Our entrees were unevenly executed but proved a little more interesting. A dish of chicken in green peppercorn sauce ($8.95) had an appealing mix of squash, chicken and peppers. It was marked spicy but had no discernible heat, and it also suffered from being overly salty. The aforementioned chili prawns ($12.95) lived up to the spicy billing and were very tender, but the tomato sauce in which the prawns were stir-fried seemed strangely flat.

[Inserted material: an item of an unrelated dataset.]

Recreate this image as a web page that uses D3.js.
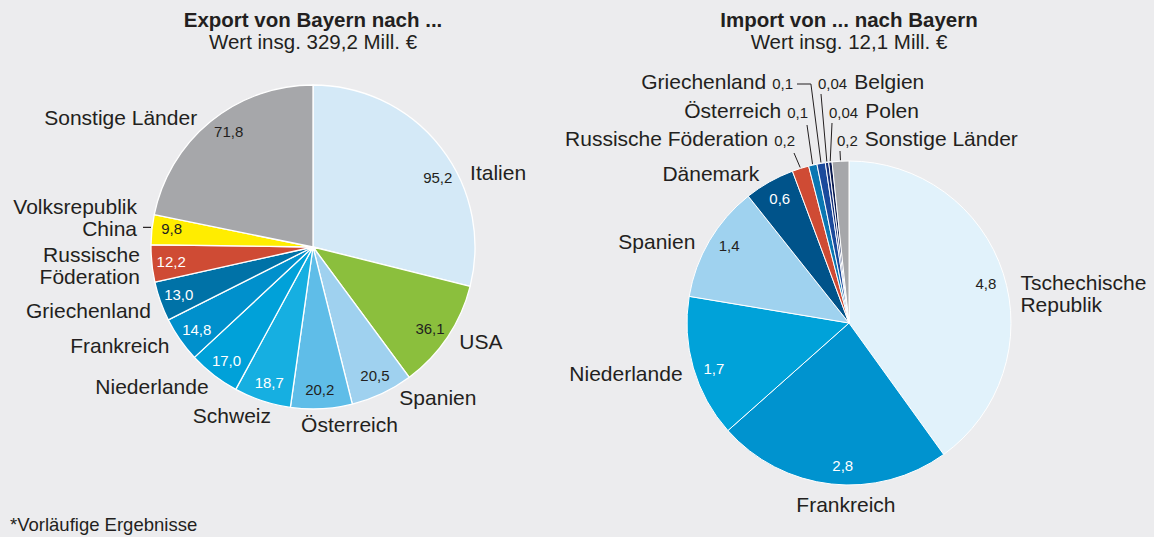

“We did tone down the spice [in the food],” said T Bistro’s part owner, Eric Lieu. “It’s not meant to be authentic. We didn’t know how the town would react to our food.” Lieu said the restaurant has taken all the Southeast Asian traditions and added its own creativity. T Bistro is a family venture; Lieu’s brother David is the head chef. Lieu did say that the heat level on the dishes marked spicy would be kicked up a notch. The Lieus also plan to roll out some more exotic specialties in the months ahead.

The decision to adapt the menu to the market apparently has proved successful. Lieu said the family couldn’t be happier with the turnout so far. “People have gone out of their way to thank us for bringing this cuisine to the area,” he said.

I’m sure there are plenty of people out there who would prefer a more Americanized version of, say, Evil Jungle Prince chicken. Of course, Thai Basil, just a few short blocks away on Sunrise Boulevard, has a line out the door every night for its uncompromising take on Thai.